I have a practical question regarding PLS-DA/sPLS-DA.
Let’s say I have created a PLS-DA model based on some samples, and want to use it to classify new unlabelled samples. I could not find the way of doing this, is that a possibility?
One additional question from the tutorial you have linked.
It is about splitting the dataset for training and testing.
I have in total 184 samples. Did the split as instructed in the tutorial, where for training I have allocated 140 samples, and the rest is testing set (44 samples)
train ← sample(1:nrow(X), 140) # randomly select 140 samples in training
test ← setdiff(1:nrow(X), train)
Hi @MaxBladen,
Sorry for the very late answer. I have not found my way around this actually.
Yes, The confusion matrix sums up to 6 samples. nrow(X) (before splitting data) returns 184, and the nrow of train and test datasets returns expected values, i.e, 140 and 44, respectively.

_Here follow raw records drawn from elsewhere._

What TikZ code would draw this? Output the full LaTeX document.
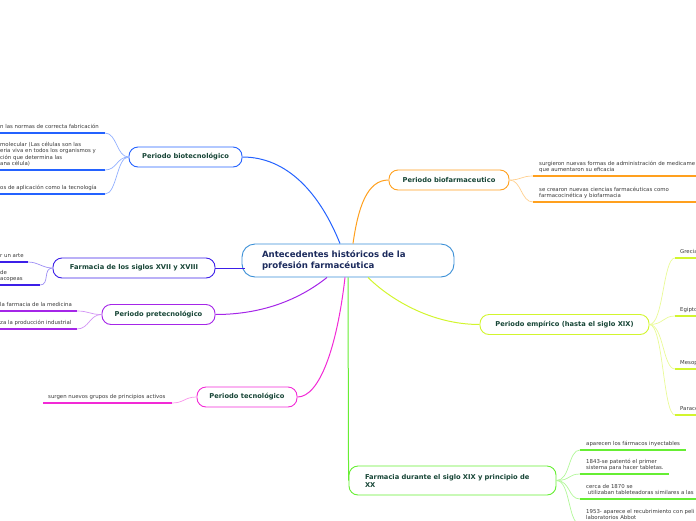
\documentclass[tikz,border=0pt]{standalone}
\usepackage{fontspec}
\setmainfont{DejaVu Sans}
\usetikzlibrary{
  calc, % Fuer Koordinatenrechnung
  positioning
}

% Farben
\definecolor{zentrum}{HTML}{3A8FD6}
\definecolor{titel}{HTML}{1B2A5C}
\definecolor{knoten}{HTML}{174536}
\definecolor{blatttext}{HTML}{3A3A3A}
\definecolor{blau}{HTML}{2462FF}
\definecolor{orangeast}{HTML}{FFA01E}
\definecolor{violett}{HTML}{3C1FE8}
\definecolor{lila}{HTML}{A526E8}
\definecolor{gelb}{HTML}{D2F52E}
\definecolor{rosa}{HTML}{F22AD6}
\definecolor{gruen}{HTML}{66EE33}

\begin{document}
\begin{tikzpicture}[
    x=1pt, y=-1pt, % Pixel-Koordinaten, y nach unten
    thema/.style={draw=#1, line width=0.9pt, rounded corners=9pt, text=knoten,
      font=\fontsize{6.7}{8}\selectfont\bfseries, minimum height=20pt}, % Hauptknoten
    ast/.style={#1, line width=1pt}, % Hauptaeste
    zweig/.style={#1!50, line width=0.7pt}, % Zweige zu den Blaettern
    linie/.style={#1, line width=1.5pt}, % Unterstriche
    blatt/.style={text=blatttext, font=\fontsize{5.4}{6.6}\selectfont, inner sep=0pt,
      align=left, text depth=1pt, anchor=south west}, % Blatttexte
  ]

  % Rahmen
  \useasboundingbox (0,0) rectangle (696,520);

  % Zentrum
  \node[draw=zentrum, line width=0.9pt, rounded corners=13pt, minimum width=212pt,
    minimum height=33pt, text width=172pt, align=left, text=titel,
    font=\fontsize{8.6}{10.5}\selectfont\bfseries] (mitte) at (348,260.5)
    {Antecedentes históricos de la\\profesión farmacéutica};

  % Hauptknoten
  \node[thema=blau, minimum width=113pt] (bio) at (185.5,157) {Periodo biotecnológico};
  \node[thema=orangeast, minimum width=120pt] (biofarma) at (449,180) {Periodo biofarmaceutico};
  \node[thema=violett, minimum width=162pt] (siglo) at (134,268) {Farmacia de los siglos XVII y XVIII};
  \node[thema=lila, minimum width=113pt] (pretec) at (158.5,314.5) {Periodo pretecnológico};
  \node[thema=gelb, minimum width=169pt] (empirico) at (564.5,324.5) {Periodo empírico (hasta el siglo XIX)};
  \node[thema=rosa, minimum width=100pt] (tec) at (247,397) {Periodo tecnológico};
  \node[thema=gruen, minimum width=207pt, minimum height=29pt, text width=175pt,
    align=left] (xix) at (452.5,480.5) {Farmacia durante el siglo XIX y principio de\\XX};

  % Hauptaeste
  \draw[ast=blau] ([xshift=-8pt]mitte.north) .. controls +(-20,-50) and +(45,0) .. (bio.east);
  \draw[ast=orangeast] ([xshift=5pt]mitte.north) .. controls +(5,-35) and +(-22,0) .. (biofarma.west);
  \draw[ast=violett, shorten <=-3pt] (mitte.west |- siglo.east) -- (siglo.east);
  \draw[ast=lila] ([xshift=-21pt]mitte.south) .. controls +(-25,20) and +(50,0) .. (pretec.east);
  \draw[ast=gelb] ([xshift=20pt]mitte.south) .. controls +(20,20) and +(-50,0) .. (empirico.west);
  \draw[ast=rosa] ([xshift=-3pt]mitte.south) .. controls +(-8,70) and +(22,0) .. (tec.east);
  \draw[ast=gruen] (mitte.south) -- (xix.west);

  % Blaetter: biotecnologico
  \foreach \n/\y in {1/133, 2/170, 3/194} {
    \coordinate (bio\n) at (105,\y);
    \coordinate (bioL\n) at (0,\y);
    \draw[zweig=blau] (bio.west) .. controls +(-12,0) and +(12,0) .. (bio\n);
    \draw[linie=blau] (bio\n) -- (bioL\n);
  }
  \node[blatt] (bioT1) at (0,130) {n las normas de correcta fabricación};
  \node[blatt] (bioT2) at (0,167) {molecular (Las células son las\\eria viva en todos los organismos y\\ción que determina las\\ana célula)};
  \node[blatt] (bioT3) at (0,191) {os de aplicación como la tecnología};

  % Blaetter: biofarmaceutico
  \foreach \n/\y in {1/176, 2/202} {
    \coordinate (bf\n) at (533,\y);
    \coordinate (bfR\n) at (696,\y);
    \draw[zweig=orangeast] (biofarma.east) .. controls +(12,0) and +(-12,0) .. (bf\n);
    \draw[linie=orangeast] (bf\n) -- (bfR\n);
  }
  \node[blatt] (bfT1) at (539,173) {surgieron nuevas formas de administración de medicame\\que aumentaron su eficacia};
  \node[blatt] (bfT2) at (539,199) {se crearon nuevas ciencias farmacéuticas como\\farmacocinética y biofarmacia};

  % Blaetter: siglos XVII y XVIII
  \foreach \n/\x/\y in {1/28/262, 2/40/285} {
    \coordinate (sg\n) at (\x,\y);
    \coordinate (sgL\n) at (0,\y);
    \draw[zweig=violett] (siglo.west) .. controls +(-10,0) and +(10,0) .. (sg\n);
    \draw[linie=violett] (sg\n) -- (sgL\n);
  }
  \node[blatt] (sgT1) at (0,259) {r un arte};
  \node[blatt] (sgT2) at (0,282) {de\\acopeas};

  % Blaetter: pretecnologico
  \foreach \n/\y in {1/311, 2/329} {
    \coordinate (pt\n) at (77,\y);
    \coordinate (ptL\n) at (0,\y);
    \draw[zweig=lila] (pretec.west) .. controls +(-12,0) and +(12,0) .. (pt\n);
    \draw[linie=lila] (pt\n) -- (ptL\n);
  }
  \node[blatt] (ptT1) at (0,308) {la farmacia de la medicina};
  \node[blatt] (ptT2) at (0,326) {za la producción industrial};

  % Blaetter: empirico
  \foreach \n/\y/\txt in {1/258/Grecia, 2/316/Egipto, 3/369/Mesop, 4/415/Parace} {
    \coordinate (em\n) at (675,\y);
    \coordinate (emR\n) at (696,\y);
    \draw[zweig=gelb] (empirico.east) .. controls +(14,0) and +(-12,0) .. (em\n);
    \draw[linie=gelb] (em\n) -- (emR\n);
    \node[blatt] (emT\n) at (680,\y-3) {\txt};
  }

  % Blatt: tecnologico
  \coordinate (tc1) at (172,403);
  \coordinate (tcL1) at (43,403);
  \draw[zweig=rosa] (tec.west) .. controls +(-12,0) and +(12,0) .. (tc1);
  \draw[linie=rosa] (tc1) -- (tcL1);
  \node[blatt] (tcT1) at (48,400) {surgen nuevos grupos de principios activos};

  % Blaetter: siglo XIX
  \foreach \n/\x/\y in {1/686/450, 2/669/474, 3/696/499, 4/696/524} {
    \coordinate (xx\n) at (580,\y);
    \coordinate (xxR\n) at (\x,\y);
    \draw[zweig=gruen] (xix.east) .. controls +(14,0) and +(-12,0) .. (xx\n);
    \draw[linie=gruen] (xx\n) -- (xxR\n);
  }
  \node[blatt] (xxT1) at (586,447) {aparecen los fármacos inyectables};
  \node[blatt] (xxT2) at (586,471) {1843-se patentó el primer\\sistema para hacer tabletas.};
  \node[blatt] (xxT3) at (586,496) {cerca de 1870 se\\\ utilizaban tableteadoras similares a las};
  \node[blatt] (xxT4) at (586,521) {1953- aparece el recubrimiento con peli\\laboratorios Abbot};
\end{tikzpicture}
\end{document}
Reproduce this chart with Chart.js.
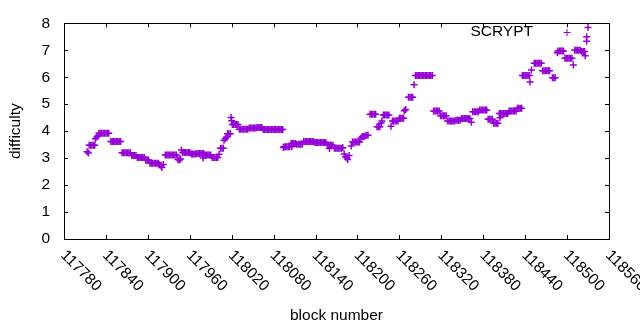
<!DOCTYPE html>
<html>
<head>
<meta charset="utf-8">
<script src="https://cdn.jsdelivr.net/npm/chart.js@4/dist/chart.umd.min.js"></script>
<style>
  html, body { margin: 0; padding: 0; background: #fff; }
  canvas { display: block; }
</style>
</head>
<body>
<canvas id="difficultyChart" width="640" height="330"></canvas>
<script>
// block number of each plotted point
const blocks = [
  117813,117815,117816,117818,117820,117822,117824,117825,117827,117829,
  117830,117832,117834,117836,117838,117840,117842,117844,
  117847,117849,117851,117853,117855,117857,117859,117861,
  117863,117865,117867,117869,117871,117873,117875,
  117877,117879,117881,117883,117885,117887,117889,117891,117893,117895,
  117897,117899,117901,117903,117905,117907,117909,117911,117913,117915,
  117917,117919,117920,117922,
  117925,117927,117929,117931,117933,117935,117937,117939,117941,
  117943,117945,117947,117948,117950,117952,117954,117956,117958,117960,
  117962,117964,117966,117968,117970,117972,117974,117976,117978,117980,117979,
  117982,117984,117986,117988,117990,117992,117994,117996,117998,118000,
  118002,118004,118006,118008,118009,118011,118013,118014,118016,118018,
  118019,118020,118021,118023,118025,118027,118029,
  118031,118033,118035,118037,118039,118041,118043,
  118045,118047,118049,118051,118053,118055,118057,118059,118061,118063,
  118065,118067,118069,118071,118073,118075,118077,118079,118081,118083,118085,118087,118089,118091,118093,
  118094,118095,118097,118099,118101,118103,118105,118107,118109,118111,118106,
  118113,118115,118117,118119,118121,
  118123,118125,118127,118129,118131,118133,118135,118137,
  118139,118141,118143,118145,118147,118149,118151,118153,118155,
  118157,118159,118161,118163,118165,118160,
  118167,118169,118171,118173,118175,118177,118179,
  118181,118183,118185,118186,118188,118191,
  118193,118195,118197,118199,118201,118203,
  118205,118207,118209,118211,118213,118215,
  118218,118220,118222,118224,118226,118228,118230,118232,118234,118235,
  118237,118239,118241,118243,118245,118248,
  118250,118252,118254,118256,118258,118260,118262,118264,118266,118267,118269,
  118273,118275,118277,118279,118281,
  118283,118285,118287,118289,118291,118293,118295,118297,118299,118301,118303,118305,118307,
  118309,118311,118313,118315,118317,118319,118321,118323,118325,118327,
  118329,118331,118333,118335,118337,118339,118341,118343,118345,118347,
  118349,118351,118353,118355,118357,118359,118361,118363,
  118365,118367,118369,118371,118373,118375,118377,118379,118381,118383,118385,
  118387,118389,118391,118393,118395,118397,118399,118401,118404,
  118403,118405,118407,118409,118411,118413,118415,
  118417,118419,118421,118423,118425,118427,118429,118431,118433,118435,
  118436,118438,118440,118442,118444,118446,118447,118449,
  118453,118455,118457,118459,118461,118463,
  118465,118467,118469,118471,118473,118475,118479,118481,118483,
  118486,118487,118489,118491,118493,118495,
  118497,118499,118501,118503,118505,118507,118509,
  118511,118513,118515,118517,118519,118521,118523,118525,118526,
  118528,118528,118530
];

// difficulty at each of those blocks
const difficulty = [
  3.24,3.19,3.48,3.48,3.48,3.48,3.48,3.72,3.78,3.84,
  3.92,3.92,3.92,3.92,3.92,3.92,3.92,3.92,
  3.62,3.62,3.62,3.62,3.62,3.62,3.62,3.62,
  3.2,3.2,3.2,3.2,3.2,3.2,3.2,
  3.1,3.1,3.1,3.1,3.02,3.02,3.02,3.02,3.02,3.02,
  2.93,2.93,2.93,2.81,2.81,2.81,2.81,2.81,2.81,2.81,
  2.75,2.72,2.65,2.76,
  3.12,3.12,3.12,3.12,3.12,3.12,3.12,3.12,3.12,
  2.95,2.93,2.97,3.30,3.21,3.21,3.21,3.21,3.21,3.21,
  3.15,3.15,3.15,3.15,3.17,3.17,3.17,3.17,3.17,3.17,3.0,
  3.12,3.12,3.12,3.12,3.12,3.02,3.02,3.02,3.02,3.02,
  3.14,3.37,3.37,3.37,3.66,3.72,3.78,3.9,3.9,3.9,
  4.51,4.39,4.25,4.25,4.25,4.25,4.25,
  4.07,4.07,4.07,4.07,4.07,4.07,4.07,
  4.12,4.12,4.12,4.12,4.12,4.12,4.14,4.14,4.14,4.14,
  4.06,4.06,4.06,4.06,4.06,4.06,4.06,4.06,4.06,4.06,4.06,4.06,4.06,4.06,4.06,
  3.39,3.42,3.42,3.42,3.42,3.42,3.54,3.54,3.54,3.54,3.42,
  3.51,3.51,3.51,3.51,3.51,
  3.62,3.62,3.62,3.62,3.62,3.62,3.62,3.62,
  3.58,3.58,3.58,3.58,3.58,3.58,3.58,3.58,3.58,
  3.48,3.48,3.48,3.48,3.48,3.36,
  3.37,3.37,3.37,3.37,3.37,3.37,3.38,
  3.15,3.05,3.0,2.95,3.1,3.45,
  3.6,3.6,3.6,3.6,3.6,3.6,
  3.75,3.8,3.8,3.82,3.85,3.85,
  4.63,4.63,4.63,4.63,4.63,4.16,4.16,4.16,4.3,4.38,
  4.6,4.6,4.6,4.6,4.6,4.18,
  4.38,4.38,4.38,4.38,4.38,4.48,4.48,4.48,4.48,4.76,4.8,
  5.26,5.26,5.26,5.26,5.72,
  6.06,6.06,6.06,6.06,6.06,6.06,6.06,6.06,6.06,6.06,6.06,6.06,6.06,
  4.75,4.75,4.75,4.75,4.75,4.57,4.57,4.57,4.57,4.57,
  4.38,4.38,4.38,4.38,4.38,4.38,4.4,4.4,4.4,4.4,
  4.47,4.47,4.47,4.47,4.47,4.47,4.47,4.33,
  4.72,4.72,4.72,4.72,4.72,4.78,4.78,4.78,4.78,4.78,4.78,
  4.44,4.44,4.44,4.44,4.29,4.29,4.29,4.29,4.5,
  4.65,4.65,4.65,4.65,4.65,4.65,4.65,
  4.75,4.75,4.75,4.75,4.75,4.75,4.85,4.85,4.85,4.85,
  6.06,6.06,6.06,6.06,6.06,6.06,5.82,6.27,
  6.52,6.52,6.52,6.52,6.52,6.52,
  6.24,6.24,6.24,6.24,6.24,6.24,5.98,5.98,5.98,
  6.91,6.97,6.97,6.97,6.97,6.97,
  6.7,6.7,6.7,6.7,6.7,6.7,6.45,
  7.0,7.0,7.0,7.0,7.0,6.95,6.95,6.95,6.8,
  7.5,7.33,7.84
];

const seriesName = 'SCRYPT';
const xTickStart = 117780, xTickEnd = 118560, xTickStep = 60;
const yTicks = [0, 1, 2, 3, 4, 5, 6, 7, 8];

const purple = '#9400d3';
const font = "15.5px 'Liberation Sans', Arial, sans-serif";

// gnuplot style frame: box, inward ticks on all sides, slanted x labels, key
const gnuplotFrame = {
    id: 'gnuplotFrame',
    afterDraw(chart) {
        const ctx = chart.ctx;
        const a = chart.chartArea;
        const xs = chart.scales.x, ys = chart.scales.y;
        const tl = 4;
        ctx.save();
        ctx.strokeStyle = '#000';
        ctx.lineWidth = 1;
        ctx.beginPath();
        xs.ticks.forEach(t => {
            const x = Math.round(xs.getPixelForValue(t.value)) + 0.5;
            ctx.moveTo(x, a.bottom); ctx.lineTo(x, a.bottom - tl);
            ctx.moveTo(x, a.top); ctx.lineTo(x, a.top + tl);
        });
        ys.ticks.forEach(t => {
            const y = Math.round(ys.getPixelForValue(t.value)) + 0.5;
            ctx.moveTo(a.left, y); ctx.lineTo(a.left + tl, y);
            ctx.moveTo(a.right, y); ctx.lineTo(a.right - tl, y);
        });
        ctx.stroke();
        ctx.strokeRect(Math.round(a.left) + 0.5, Math.round(a.top) + 0.5,
                       Math.round(a.right - a.left), Math.round(a.bottom - a.top));

        // x tick labels, rotated 45 degrees clockwise
        ctx.fillStyle = '#000';
        ctx.font = font;
        ctx.textAlign = 'left';
        ctx.textBaseline = 'middle';
        xs.ticks.forEach(t => {
            const x = xs.getPixelForValue(t.value);
            ctx.save();
            ctx.translate(x - 1, a.bottom + 14);
            ctx.rotate(Math.PI / 4);
            ctx.fillText(String(t.value), 0, 0);
            ctx.restore();
        });

        // axis titles
        ctx.textAlign = 'center';
        ctx.fillText('block number', (a.left + a.right) / 2, 316);
        ctx.save();
        ctx.translate(16, (a.top + a.bottom) / 2);
        ctx.rotate(-Math.PI / 2);
        ctx.fillText('difficulty', 0, 0);
        ctx.restore();

        // key
        ctx.textAlign = 'right';
        ctx.fillText(seriesName, 533, 32);
        ctx.strokeStyle = purple;
        ctx.beginPath();
        ctx.moveTo(563.5, 32.5); ctx.lineTo(570.5, 32.5);
        ctx.moveTo(567, 29); ctx.lineTo(567, 36);
        ctx.stroke();
        ctx.restore();
    }
};

new Chart(document.getElementById('difficultyChart').getContext('2d'), {
    type: 'scatter',
    data: {
        datasets: [{
            label: seriesName,
            data: blocks.map((b, i) => ({ x: b, y: difficulty[i] })),
            pointStyle: 'cross',
            pointRadius: 3.5,
            pointHoverRadius: 3.5,
            borderWidth: 1.5,
            borderColor: purple,
            backgroundColor: purple,
            showLine: false
        }]
    },
    options: {
        responsive: false,
        animation: false,
        layout: { padding: { top: 19, right: 31, left: 0, bottom: 0 } },
        plugins: {
            legend: { display: false },
            tooltip: { enabled: false }
        },
        scales: {
            x: {
                type: 'linear',
                min: xTickStart,
                max: xTickEnd,
                afterBuildTicks: (scale) => {
                    const t = [];
                    for (let v = xTickStart; v <= xTickEnd; v += xTickStep) t.push({ value: v });
                    scale.ticks = t;
                },
                ticks: { display: false },
                grid: { display: false, drawTicks: false },
                border: { display: false },
                afterFit: (scale) => { scale.height = 91; }
            },
            y: {
                min: 0,
                max: 8,
                afterBuildTicks: (scale) => { scale.ticks = yTicks.map(v => ({ value: v })); },
                ticks: {
                    color: '#000',
                    font: { family: "'Liberation Sans', Arial, sans-serif", size: 15.5 },
                    padding: 14
                },
                grid: { display: false, drawTicks: false },
                border: { display: false },
                afterFit: (scale) => { scale.width = 64; }
            }
        }
    },
    plugins: [gnuplotFrame]
});
</script>
</body>
</html>
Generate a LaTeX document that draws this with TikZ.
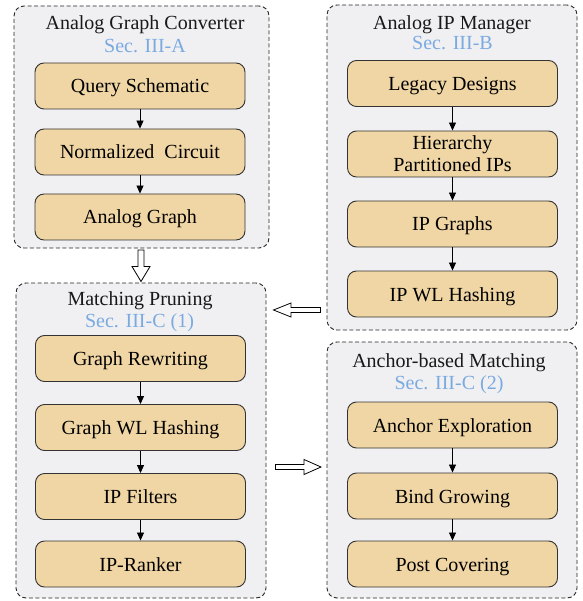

Yes, that is true, most of predict.comp2 are NaNs, except for the ones that are shown in confusion matrix. The same pattern one can find in predict.splsda.h2s
Yes, have a look at the link that Max gave earlier, in the section ‘Prediction’. In that case we artificially created a test set from the original data. In your case that would be a new data set.
The issue is how you would normalise your new unlabelled samples first, without overfitting.
The problem I am facing is in evaluation output. As mentioned earlier, I have my training and test datasets. I have trained the model with the training set (140 samples), and used it for prediction of the test dataset (44 samples). However the output of the confusion matrix recognises in total only 6 samples. Meaning 38 have no prediction- empty rows.
ok that is weird. If you want I can have a look at your data and code if you send me your .RData and everything I need to rerun that part (i.e the final PLS-DA model and the prediction).
I have the same issue. Strangely, I found my way around it by uploading a single data file and manually dividing the training and test data. I don’t understand why it’s working now but at least I have results…
Thanks @Fabien-Filaire, then I think there is something weird happening when you divide the training / test data sets directly into R, i.e droplevels(Y) has not been applied, or something of that kind (i.e some information still remains in memory and has not been ‘cut’ properly.